▸ What is being asked
Please retype the data in full and exactly; the pictures are not part of the copy.

+---+

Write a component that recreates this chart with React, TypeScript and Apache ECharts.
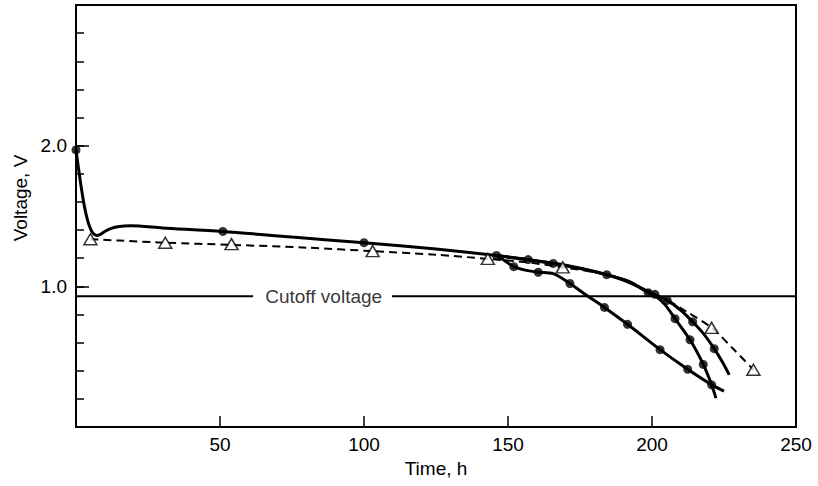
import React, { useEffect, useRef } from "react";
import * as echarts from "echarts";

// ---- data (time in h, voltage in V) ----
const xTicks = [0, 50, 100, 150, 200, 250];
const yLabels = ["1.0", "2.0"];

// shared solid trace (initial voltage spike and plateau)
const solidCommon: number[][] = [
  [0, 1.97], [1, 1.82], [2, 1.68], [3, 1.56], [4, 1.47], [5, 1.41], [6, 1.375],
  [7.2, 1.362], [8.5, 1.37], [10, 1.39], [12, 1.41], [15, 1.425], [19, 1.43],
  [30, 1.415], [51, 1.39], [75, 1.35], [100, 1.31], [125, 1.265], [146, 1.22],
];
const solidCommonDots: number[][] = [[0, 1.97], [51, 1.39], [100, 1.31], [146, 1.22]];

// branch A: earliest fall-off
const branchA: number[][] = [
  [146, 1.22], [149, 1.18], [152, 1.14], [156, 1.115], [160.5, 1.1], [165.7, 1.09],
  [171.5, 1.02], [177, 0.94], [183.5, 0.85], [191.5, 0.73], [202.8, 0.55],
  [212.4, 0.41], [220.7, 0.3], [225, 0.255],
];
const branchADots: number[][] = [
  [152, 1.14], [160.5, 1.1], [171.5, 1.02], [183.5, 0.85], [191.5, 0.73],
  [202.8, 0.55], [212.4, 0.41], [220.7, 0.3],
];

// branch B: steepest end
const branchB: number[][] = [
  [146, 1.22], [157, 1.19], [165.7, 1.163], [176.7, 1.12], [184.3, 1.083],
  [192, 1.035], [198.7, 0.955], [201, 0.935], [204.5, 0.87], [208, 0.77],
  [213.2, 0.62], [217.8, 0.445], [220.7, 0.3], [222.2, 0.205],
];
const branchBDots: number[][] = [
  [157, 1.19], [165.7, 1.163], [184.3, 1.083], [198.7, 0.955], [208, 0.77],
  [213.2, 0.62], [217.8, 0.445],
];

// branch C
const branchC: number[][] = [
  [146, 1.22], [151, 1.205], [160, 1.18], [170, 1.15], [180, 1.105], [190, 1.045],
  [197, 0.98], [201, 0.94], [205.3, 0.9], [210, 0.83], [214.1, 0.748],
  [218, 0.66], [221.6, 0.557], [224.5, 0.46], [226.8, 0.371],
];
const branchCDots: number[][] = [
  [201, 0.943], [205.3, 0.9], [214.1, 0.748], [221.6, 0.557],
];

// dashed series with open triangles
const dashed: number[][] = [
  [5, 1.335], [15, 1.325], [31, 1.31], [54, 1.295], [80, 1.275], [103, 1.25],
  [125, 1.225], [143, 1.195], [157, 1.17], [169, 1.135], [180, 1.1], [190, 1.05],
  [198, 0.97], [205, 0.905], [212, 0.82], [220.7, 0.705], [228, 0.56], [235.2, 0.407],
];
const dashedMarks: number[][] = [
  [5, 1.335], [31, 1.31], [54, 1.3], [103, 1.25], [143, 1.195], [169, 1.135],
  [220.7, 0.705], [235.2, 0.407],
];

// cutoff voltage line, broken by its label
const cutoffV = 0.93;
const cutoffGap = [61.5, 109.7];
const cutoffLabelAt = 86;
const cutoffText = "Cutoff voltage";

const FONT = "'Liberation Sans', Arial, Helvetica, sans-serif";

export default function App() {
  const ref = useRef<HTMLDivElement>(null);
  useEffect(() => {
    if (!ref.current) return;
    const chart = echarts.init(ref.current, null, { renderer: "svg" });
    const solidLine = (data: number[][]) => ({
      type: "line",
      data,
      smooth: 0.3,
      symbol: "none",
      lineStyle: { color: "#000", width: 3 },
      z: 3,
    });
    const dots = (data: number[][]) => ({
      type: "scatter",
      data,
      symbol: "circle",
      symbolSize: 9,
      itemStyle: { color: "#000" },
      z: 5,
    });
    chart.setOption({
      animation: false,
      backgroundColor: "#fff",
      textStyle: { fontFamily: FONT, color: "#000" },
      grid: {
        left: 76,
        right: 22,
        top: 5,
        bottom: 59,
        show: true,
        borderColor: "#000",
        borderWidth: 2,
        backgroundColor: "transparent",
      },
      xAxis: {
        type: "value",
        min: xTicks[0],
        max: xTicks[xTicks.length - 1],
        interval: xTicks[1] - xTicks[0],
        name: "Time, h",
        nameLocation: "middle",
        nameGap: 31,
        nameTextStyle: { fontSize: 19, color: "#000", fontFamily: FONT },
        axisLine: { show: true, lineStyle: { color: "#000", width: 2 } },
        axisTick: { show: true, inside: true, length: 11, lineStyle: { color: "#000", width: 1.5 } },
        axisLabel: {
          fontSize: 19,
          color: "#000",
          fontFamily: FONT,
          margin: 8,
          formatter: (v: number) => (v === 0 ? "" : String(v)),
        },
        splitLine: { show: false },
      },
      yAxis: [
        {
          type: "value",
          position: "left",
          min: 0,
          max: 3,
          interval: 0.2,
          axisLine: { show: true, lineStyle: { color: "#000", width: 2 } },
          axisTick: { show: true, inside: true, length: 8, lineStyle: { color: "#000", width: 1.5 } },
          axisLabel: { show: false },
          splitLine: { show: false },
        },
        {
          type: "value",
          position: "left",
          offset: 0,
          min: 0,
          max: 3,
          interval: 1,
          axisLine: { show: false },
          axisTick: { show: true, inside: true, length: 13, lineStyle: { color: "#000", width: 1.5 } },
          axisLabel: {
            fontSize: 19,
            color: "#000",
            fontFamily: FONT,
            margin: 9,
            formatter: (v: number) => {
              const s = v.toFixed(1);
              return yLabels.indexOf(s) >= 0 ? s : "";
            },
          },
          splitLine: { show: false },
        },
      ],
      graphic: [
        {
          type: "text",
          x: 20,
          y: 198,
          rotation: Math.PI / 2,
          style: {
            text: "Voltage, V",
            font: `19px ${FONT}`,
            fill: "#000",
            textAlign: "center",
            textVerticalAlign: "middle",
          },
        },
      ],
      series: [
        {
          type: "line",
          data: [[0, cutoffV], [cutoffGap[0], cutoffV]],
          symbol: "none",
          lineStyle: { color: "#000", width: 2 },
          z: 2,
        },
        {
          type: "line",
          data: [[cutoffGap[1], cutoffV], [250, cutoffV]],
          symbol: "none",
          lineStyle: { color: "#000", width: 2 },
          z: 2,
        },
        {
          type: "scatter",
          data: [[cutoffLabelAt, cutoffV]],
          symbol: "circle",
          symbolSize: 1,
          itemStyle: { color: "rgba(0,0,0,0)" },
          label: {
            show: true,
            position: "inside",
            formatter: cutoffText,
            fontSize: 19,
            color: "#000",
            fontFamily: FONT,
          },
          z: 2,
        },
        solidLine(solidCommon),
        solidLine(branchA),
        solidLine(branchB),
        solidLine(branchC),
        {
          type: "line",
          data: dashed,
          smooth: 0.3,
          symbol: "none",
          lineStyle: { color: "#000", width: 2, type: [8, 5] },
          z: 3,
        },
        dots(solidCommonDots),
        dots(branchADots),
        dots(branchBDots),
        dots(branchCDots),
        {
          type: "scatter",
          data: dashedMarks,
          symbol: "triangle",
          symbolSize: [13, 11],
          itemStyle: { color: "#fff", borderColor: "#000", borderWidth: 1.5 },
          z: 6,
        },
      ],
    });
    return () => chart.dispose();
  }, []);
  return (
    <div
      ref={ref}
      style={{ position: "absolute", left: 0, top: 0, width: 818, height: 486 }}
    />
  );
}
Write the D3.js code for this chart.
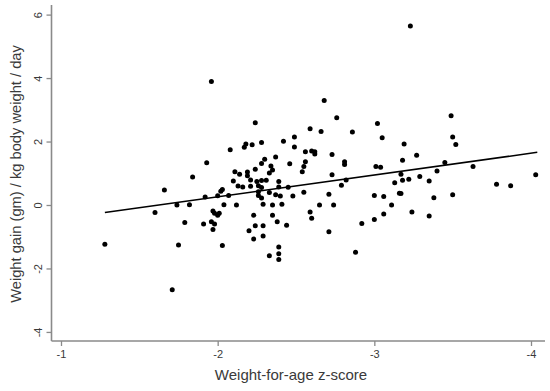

+---+

▸ Response to this task
Write a component that recreates this chart with React, TypeScript and Apache ECharts.
import React, { useEffect, useRef } from "react";
import * as echarts from "echarts";

// ---- data (time in h, voltage in V) ----
const xTicks = [0, 50, 100, 150, 200, 250];
const yLabels = ["1.0", "2.0"];

// shared solid trace (initial voltage spike and plateau)
const solidCommon: number[][] = [
  [0, 1.97], [1, 1.82], [2, 1.68], [3, 1.56], [4, 1.47], [5, 1.41], [6, 1.375],
  [7.2, 1.362], [8.5, 1.37], [10, 1.39], [12, 1.41], [15, 1.425], [19, 1.43],
  [30, 1.415], [51, 1.39], [75, 1.35], [100, 1.31], [125, 1.265], [146, 1.22],
];
const solidCommonDots: number[][] = [[0, 1.97], [51, 1.39], [100, 1.31], [146, 1.22]];

// branch A: earliest fall-off
const branchA: number[][] = [
  [146, 1.22], [149, 1.18], [152, 1.14], [156, 1.115], [160.5, 1.1], [165.7, 1.09],
  [171.5, 1.02], [177, 0.94], [183.5, 0.85], [191.5, 0.73], [202.8, 0.55],
  [212.4, 0.41], [220.7, 0.3], [225, 0.255],
];
const branchADots: number[][] = [
  [152, 1.14], [160.5, 1.1], [171.5, 1.02], [183.5, 0.85], [191.5, 0.73],
  [202.8, 0.55], [212.4, 0.41], [220.7, 0.3],
];

// branch B: steepest end
const branchB: number[][] = [
  [146, 1.22], [157, 1.19], [165.7, 1.163], [176.7, 1.12], [184.3, 1.083],
  [192, 1.035], [198.7, 0.955], [201, 0.935], [204.5, 0.87], [208, 0.77],
  [213.2, 0.62], [217.8, 0.445], [220.7, 0.3], [222.2, 0.205],
];
const branchBDots: number[][] = [
  [157, 1.19], [165.7, 1.163], [184.3, 1.083], [198.7, 0.955], [208, 0.77],
  [213.2, 0.62], [217.8, 0.445],
];

// branch C
const branchC: number[][] = [
  [146, 1.22], [151, 1.205], [160, 1.18], [170, 1.15], [180, 1.105], [190, 1.045],
  [197, 0.98], [201, 0.94], [205.3, 0.9], [210, 0.83], [214.1, 0.748],
  [218, 0.66], [221.6, 0.557], [224.5, 0.46], [226.8, 0.371],
];
const branchCDots: number[][] = [
  [201, 0.943], [205.3, 0.9], [214.1, 0.748], [221.6, 0.557],
];

// dashed series with open triangles
const dashed: number[][] = [
  [5, 1.335], [15, 1.325], [31, 1.31], [54, 1.295], [80, 1.275], [103, 1.25],
  [125, 1.225], [143, 1.195], [157, 1.17], [169, 1.135], [180, 1.1], [190, 1.05],
  [198, 0.97], [205, 0.905], [212, 0.82], [220.7, 0.705], [228, 0.56], [235.2, 0.407],
];
const dashedMarks: number[][] = [
  [5, 1.335], [31, 1.31], [54, 1.3], [103, 1.25], [143, 1.195], [169, 1.135],
  [220.7, 0.705], [235.2, 0.407],
];

// cutoff voltage line, broken by its label
const cutoffV = 0.93;
const cutoffGap = [61.5, 109.7];
const cutoffLabelAt = 86;
const cutoffText = "Cutoff voltage";

const FONT = "'Liberation Sans', Arial, Helvetica, sans-serif";

export default function App() {
  const ref = useRef<HTMLDivElement>(null);
  useEffect(() => {
    if (!ref.current) return;
    const chart = echarts.init(ref.current, null, { renderer: "svg" });
    const solidLine = (data: number[][]) => ({
      type: "line",
      data,
      smooth: 0.3,
      symbol: "none",
      lineStyle: { color: "#000", width: 3 },
      z: 3,
    });
    const dots = (data: number[][]) => ({
      type: "scatter",
      data,
      symbol: "circle",
      symbolSize: 9,
      itemStyle: { color: "#000" },
      z: 5,
    });
    chart.setOption({
      animation: false,
      backgroundColor: "#fff",
      textStyle: { fontFamily: FONT, color: "#000" },
      grid: {
        left: 76,
        right: 22,
        top: 5,
        bottom: 59,
        show: true,
        borderColor: "#000",
        borderWidth: 2,
        backgroundColor: "transparent",
      },
      xAxis: {
        type: "value",
        min: xTicks[0],
        max: xTicks[xTicks.length - 1],
        interval: xTicks[1] - xTicks[0],
        name: "Time, h",
        nameLocation: "middle",
        nameGap: 31,
        nameTextStyle: { fontSize: 19, color: "#000", fontFamily: FONT },
        axisLine: { show: true, lineStyle: { color: "#000", width: 2 } },
        axisTick: { show: true, inside: true, length: 11, lineStyle: { color: "#000", width: 1.5 } },
        axisLabel: {
          fontSize: 19,
          color: "#000",
          fontFamily: FONT,
          margin: 8,
          formatter: (v: number) => (v === 0 ? "" : String(v)),
        },
        splitLine: { show: false },
      },
      yAxis: [
        {
          type: "value",
          position: "left",
          min: 0,
          max: 3,
          interval: 0.2,
          axisLine: { show: true, lineStyle: { color: "#000", width: 2 } },
          axisTick: { show: true, inside: true, length: 8, lineStyle: { color: "#000", width: 1.5 } },
          axisLabel: { show: false },
          splitLine: { show: false },
        },
        {
          type: "value",
          position: "left",
          offset: 0,
          min: 0,
          max: 3,
          interval: 1,
          axisLine: { show: false },
          axisTick: { show: true, inside: true, length: 13, lineStyle: { color: "#000", width: 1.5 } },
          axisLabel: {
            fontSize: 19,
            color: "#000",
            fontFamily: FONT,
            margin: 9,
            formatter: (v: number) => {
              const s = v.toFixed(1);
              return yLabels.indexOf(s) >= 0 ? s : "";
            },
          },
          splitLine: { show: false },
        },
      ],
      graphic: [
        {
          type: "text",
          x: 20,
          y: 198,
          rotation: Math.PI / 2,
          style: {
            text: "Voltage, V",
            font: `19px ${FONT}`,
            fill: "#000",
            textAlign: "center",
            textVerticalAlign: "middle",
          },
        },
      ],
      series: [
        {
          type: "line",
          data: [[0, cutoffV], [cutoffGap[0], cutoffV]],
          symbol: "none",
          lineStyle: { color: "#000", width: 2 },
          z: 2,
        },
        {
          type: "line",
          data: [[cutoffGap[1], cutoffV], [250, cutoffV]],
          symbol: "none",
          lineStyle: { color: "#000", width: 2 },
          z: 2,
        },
        {
          type: "scatter",
          data: [[cutoffLabelAt, cutoffV]],
          symbol: "circle",
          symbolSize: 1,
          itemStyle: { color: "rgba(0,0,0,0)" },
          label: {
            show: true,
            position: "inside",
            formatter: cutoffText,
            fontSize: 19,
            color: "#000",
            fontFamily: FONT,
          },
          z: 2,
        },
        solidLine(solidCommon),
        solidLine(branchA),
        solidLine(branchB),
        solidLine(branchC),
        {
          type: "line",
          data: dashed,
          smooth: 0.3,
          symbol: "none",
          lineStyle: { color: "#000", width: 2, type: [8, 5] },
          z: 3,
        },
        dots(solidCommonDots),
        dots(branchADots),
        dots(branchBDots),
        dots(branchCDots),
        {
          type: "scatter",
          data: dashedMarks,
          symbol: "triangle",
          symbolSize: [13, 11],
          itemStyle: { color: "#fff", borderColor: "#000", borderWidth: 1.5 },
          z: 6,
        },
      ],
    });
    return () => chart.dispose();
  }, []);
  return (
    <div
      ref={ref}
      style={{ position: "absolute", left: 0, top: 0, width: 818, height: 486 }}
    />
  );
}
Write the D3.js code for this chart.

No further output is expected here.